Vers la même époque, Huysmans lui secouait les puces, dans une préface à son livre "Là-bas". Henry Céard s'était, de son côté, détaché du cénacle.
Jules Huret menait une enquête sur la mort du Naturalisme.
Zola, désemparé par toutes ces défections, tâtonnait. Il avait comiquement essayé du roman "chafte" et même "myftique, mon bon" avec "Le Rêve", qui a l'air d'une image de missel, oubliée, dans un mauvais lieu, par un bourgeois hypocrite et papelard.
Il y a quelque chose en effet de pire que le Zola de fosse d'aisance : c'est le Zola d'aspiration virginale. Son bleu vitrail semble le résultat de la distillation d'un engrais, et ses séraphins ont le souffle et la mine d'échappés d'un pénitencier. Dans cette oeuvre surchargée, informe, nauséabonde, rien de plus repoussant que "Le Rêve" !
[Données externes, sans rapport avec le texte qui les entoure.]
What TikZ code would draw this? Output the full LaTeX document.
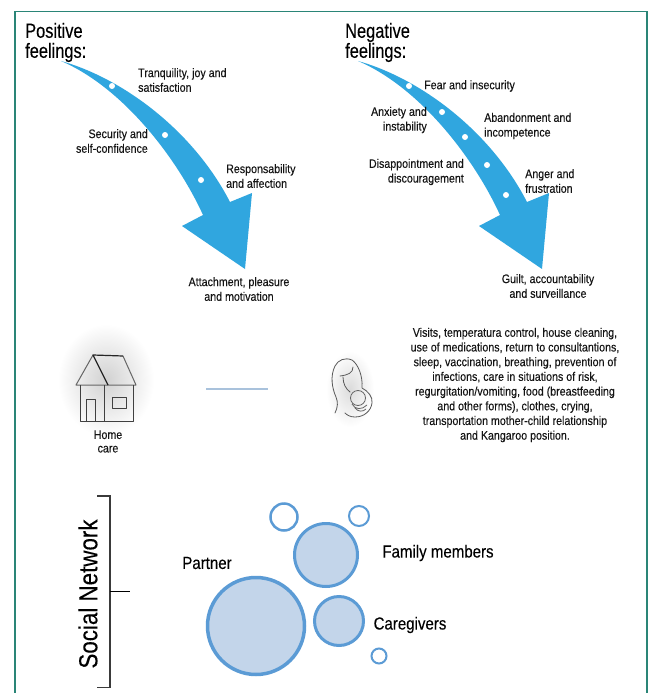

Avec la campagne en faveur de Dreyfus, Zola s'imagina qu'il se renouvelait, qu'il s'embarquait pour la grande politique.
Il est mort, heureusement pour lui, treize ans avant le terrible démenti donné à ses fariboles sur la paix universelle, qui rejoignaient, par les sentines et les chambres de bonnes, celles de Jaurès..."

2. De Jacques Bainville, tiré du livre de Dickès, "Jacques Bainville, La Monarchie des Lettres...", page V :

"...Cependant Bainville, tout comme l'Action française en 1899, est aussi "né" à la politique. Il possède néanmoins la particularité d'être dreyfusard sur le plan judiciaire, mais antidreyfusard d'un point de vue politique. La condamnation du capitaine juif l'indigne; la récupération et le traitement de l'affaire par Zola ou Clemenceau le révoltent tout autant.
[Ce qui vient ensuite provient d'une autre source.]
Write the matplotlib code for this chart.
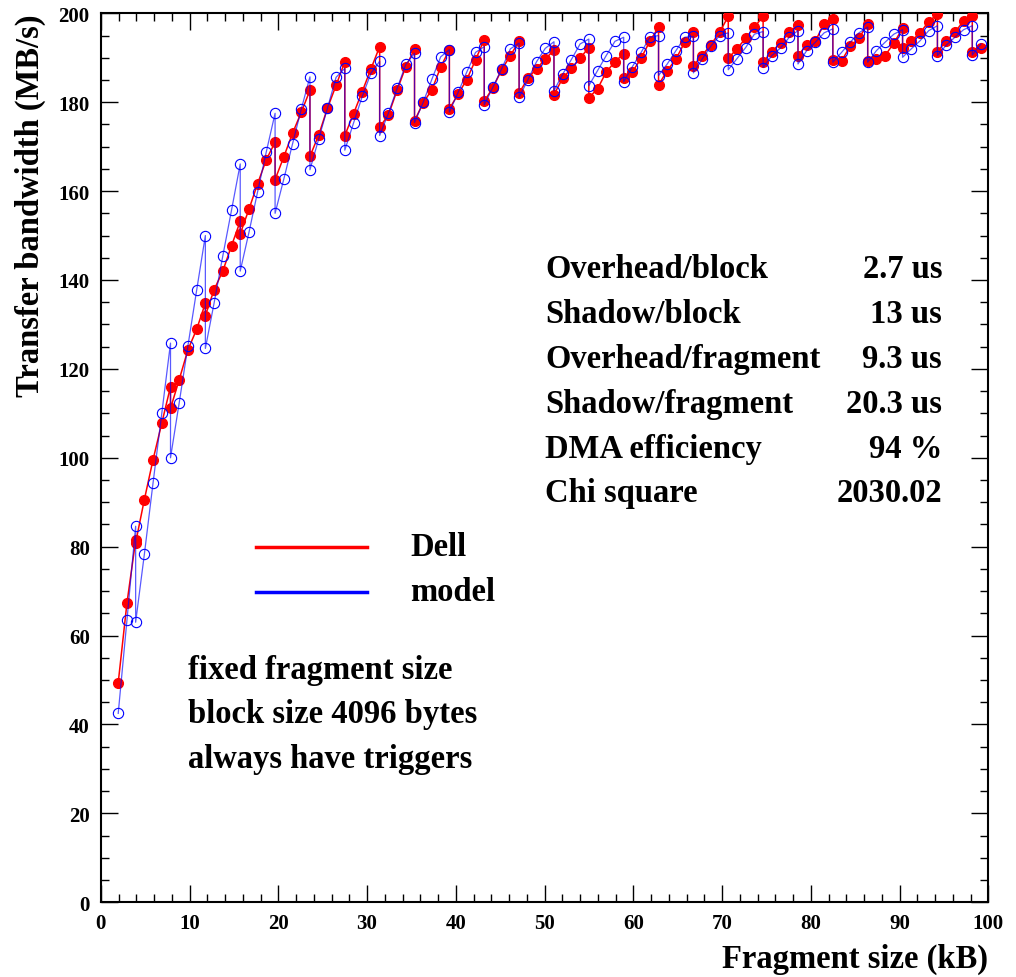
import numpy as np
import matplotlib.pyplot as plt
from matplotlib.lines import Line2D
from matplotlib.ticker import MultipleLocator

plt.rcParams['font.family'] = ['Liberation Serif', 'DejaVu Serif']
plt.rcParams['font.weight'] = 'bold'

# fragment sizes: every kB from 2 to 101, block boundaries (multiples of 4) measured twice
frag = [2, 3, 4, 4, 5, 6, 7, 8, 8, 9, 10, 11, 12, 12, 13, 14, 15, 16, 16, 17, 18, 19, 20, 20,
        21, 22, 23, 24, 24, 25, 26, 27, 28, 28, 29, 30, 31, 32, 32, 33, 34, 35, 36, 36,
        37, 38, 39, 40, 40, 41, 42, 43, 44, 44, 45, 46, 47, 48, 48, 49, 50, 51, 52, 52,
        53, 54, 55, 56, 56, 57, 58, 59, 60, 60, 61, 62, 63, 64, 64, 65, 66, 67, 68, 68,
        69, 70, 71, 72, 72, 73, 74, 75, 76, 76, 77, 78, 79, 80, 80, 81, 82, 83, 84, 84,
        85, 86, 87, 88, 88, 89, 90, 91, 92, 92, 93, 94, 95, 96, 96, 97, 98, 99, 100, 100, 101]
x_kb = np.array(frag) * 0.982

dell = [49.4, 67.3, 81.4, 80.9, 90.6, 99.6, 107.8, 116.0, 111.1, 117.6, 124.3, 128.9, 134.8, 132.0,
        137.8, 142.0, 147.7, 153.2, 150.4, 155.9, 161.7, 167.1, 171.0, 162.6,
        167.7, 173.0, 177.7, 182.7, 167.8, 172.6, 178.6, 183.8, 189.1, 172.5,
        177.4, 182.4, 187.5, 192.5, 174.4, 177.1, 182.7, 188.0, 191.9, 175.8,
        179.9, 182.8, 187.9, 191.8, 178.5, 181.8, 185.1, 189.5, 194.1, 180.2,
        183.3, 187.3, 190.5, 193.7, 182.0, 185.4, 187.5, 189.7, 191.7, 181.7,
        185.4, 187.6, 189.9, 192.3, 181.0, 183.0, 186.8, 189.1, 190.9, 185.4,
        186.8, 189.9, 193.7, 196.9, 183.9, 187.1, 189.7, 193.5, 195.9, 188.2,
        190.5, 192.9, 195.7, 199.3, 189.9, 192.0, 194.4, 196.9, 199.3, 189.0,
        191.4, 193.3, 195.7, 197.4, 190.5, 192.9, 193.8, 197.6, 198.7, 189.6,
        189.3, 192.6, 194.4, 197.6, 189.3, 189.7, 190.5, 193.3, 196.6, 192.1,
        193.7, 195.6, 198.1, 199.8, 191.4, 193.7, 195.7, 198.3, 199.3, 191.2, 192.1]

model = [42.5, 63.4, 84.6, 63.0, 78.3, 94.4, 110.0, 125.8, 100.0, 112.4, 125.2, 137.7, 150.0, 124.6,
         134.8, 145.4, 155.7, 166.1, 142.0, 150.7, 159.9, 168.9, 177.5, 155.0,
         162.7, 170.6, 178.4, 185.7, 164.8, 171.7, 178.6, 185.6, 187.6, 169.2,
         175.3, 181.3, 186.5, 189.2, 172.5, 177.5, 183.1, 188.5, 191.0, 175.4,
         180.0, 185.2, 190.2, 191.8, 177.8, 182.2, 186.8, 191.2, 192.5, 179.4,
         183.4, 187.5, 192.0, 193.3, 181.1, 185.0, 189.1, 192.1, 193.6, 182.6,
         186.3, 189.6, 193.1, 194.2, 183.7, 187.1, 190.5, 193.7, 194.6, 184.6,
         188.0, 191.2, 194.6, 195.0, 186.0, 188.6, 191.6, 194.6, 194.8, 186.6,
         189.7, 192.6, 195.0, 195.6, 187.3, 189.8, 192.3, 195.3, 195.9, 187.8,
         190.5, 192.2, 194.6, 196.1, 188.6, 191.6, 193.5, 195.6, 196.5, 189.0,
         191.2, 193.5, 195.6, 196.9, 189.0, 191.6, 193.5, 195.3, 196.3, 190.1,
         192.0, 193.8, 196.1, 197.2, 190.5, 192.8, 194.6, 196.3, 197.2, 190.6, 193.1]

param_names = ['Overhead/block', 'Shadow/block', 'Overhead/fragment', 'Shadow/fragment',
               'DMA efficiency', 'Chi square']
param_values = ['2.7 us', '13 us', '9.3 us', '20.3 us', '94 %', '2030.02']
notes = ['fixed fragment size', 'block size 4096 bytes', 'always have triggers']

fig = plt.figure(figsize=(10.16, 9.78), dpi=100)
ax = fig.add_axes([0.0992, 0.0764, 0.8735, 0.9090])

ax.plot(x_kb, dell, color='#ff0000', lw=1.1, marker='o', ms=7.0,
        mfc='#ff0000', mec='#ff0000', zorder=3)
ax.plot(x_kb, model, color='#0000ff', lw=0.9, alpha=0.65, zorder=4)
ax.plot(x_kb, model, ls='none', marker='o', ms=7.4, mfc='none',
        mec='#0000ff', mew=0.8, zorder=5)

ax.set_xlim(0, 100)
ax.set_ylim(0, 200)
ax.xaxis.set_major_locator(MultipleLocator(10))
ax.xaxis.set_minor_locator(MultipleLocator(2))
ax.yaxis.set_major_locator(MultipleLocator(20))
ax.yaxis.set_minor_locator(MultipleLocator(5))
ax.tick_params(which='both', direction='in', top=True, right=True, width=1.0,
               labelsize=15, pad=8)
ax.tick_params(which='major', length=12)
ax.tick_params(which='minor', length=6)
for s in ax.spines.values():
    s.set_linewidth(1.5)
for lab in ax.get_xticklabels() + ax.get_yticklabels():
    lab.set_fontweight('bold')

fs = 23.5
fig.text(0.9727, 0.019, 'Fragment size (kB)', ha='right', va='center', fontsize=fs)
fig.text(0.030, 0.9854, 'Transfer bandwidth (MB/s)', ha='center', va='top',
         rotation=90, fontsize=fs)

# legend
ax.add_line(Line2D([0.175, 0.300], [0.3997, 0.3997], transform=ax.transAxes,
                   color='#ff0000', lw=2.5))
ax.add_line(Line2D([0.175, 0.300], [0.3491, 0.3491], transform=ax.transAxes,
                   color='#0000ff', lw=2.5))
ax.text(0.349, 0.3997, 'Dell', transform=ax.transAxes, ha='left', va='center', fontsize=fs)
ax.text(0.349, 0.3491, 'model', transform=ax.transAxes, ha='left', va='center', fontsize=fs)

row_y = [0.7124, 0.6618, 0.6112, 0.5605, 0.5110, 0.4615]
for name, val, yy in zip(param_names, param_values, row_y):
    ax.text(0.5006, yy, name, transform=ax.transAxes, ha='left', va='center', fontsize=fs)
    ax.text(0.948, yy, val, transform=ax.transAxes, ha='right', va='center', fontsize=fs)

for note, yy in zip(notes, [0.2613, 0.2118, 0.1612]):
    ax.text(0.0983, yy, note, transform=ax.transAxes, ha='left', va='center', fontsize=fs)

fig.savefig('out.png', dpi=100)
Alors qu'il est à Munich en 1898, il écrit à Georges Guéneau, son cousin (lettre du 17 septembre 1898, ndlr) : "je vois ici un jeune homme de Paris qui est juif et dont le père était un Alsacien de Mulhouse : vous pensez s'il est dreyfusard. Il m'a dit pourtant l'autre jour : "Zola a fait du mal à la cause. Si ç'avait été un homme moins brutal qui se fût chargé de défendre Dreyfus, il aurait parlé au nom seul de la Justice et aurait convaincu tout homme de bonne foi. En commençant par insulter l'armée, il a ébranlé la fibre nationale, c'était une grosse faute de tactique. On l'a vu. S'il avait jeté moins de boue, s'il s'était adressé à la conscience de chacun, il eût réussi bien plus vite. C'est aussi mon humble opinion."
Derrière son aversion pour Zola, il y a chez Bainville un rejet de toute forme de moralisme, rejet que l'on retrouvera dans son analyse du traité de Versailles, inspiré précisément par l'idéologie moraliste wilsonienne..."

Et, du même ouvrage, page 1021 :
"...N'est-il pas malheureux, en effet, de voir des Français qui parce qu'ils sont d'opinion différente s'excommunient réciproquement et se mettent les uns et les autres "hors de la patrie". Ce serait grotesque si ce n'était pas si triste. Mais je ne puis m'empêcher de croire que cela ne serait pas arrivé si c'était un autre homme que Zola qui eût pris la cause en main.
Le peuple de France n'est pas si bête qu'on veut bien le dire. Il a tout au moins "l'idée" de la Justice. Si l'on s'était efforcé de lui faire comprendre qu'il ne s'agissait que d'une question de droit et d'équité, on eût vite obtenu la révision. Qui sait ? Peut-être même un mouvement de sympathie pour Dreyfus. Mais il eût fallu pour cela un homme un peu plus habile que Zola. Il eût fallu un Renan ou un Hugo. Zola a cassé bêtement les vitres. Il n'a pas compté que la fibre nationale en France est très sensible, il l'attaque dans ce qui la représente : l'armée. Il s'y est pris si adroitement que la révision de ce procès devait apparaître comme une défaite du ministère de la Guerre et de nos officiers. Je ne nie pas le courage de l'intervention de Zola. Je reconnais même dans son acte une certaine grandeur. Mais je n'ai jamais aimé la brutalité, l'injure grossière, inutile et bête, qui ne prouve rien. J'en veux d'autant plus à Zola que c'est lui, lui seul avec sa lettre aux outrages matérialistes, qui m'a empêché d'être tout de suite du "bon parti"...".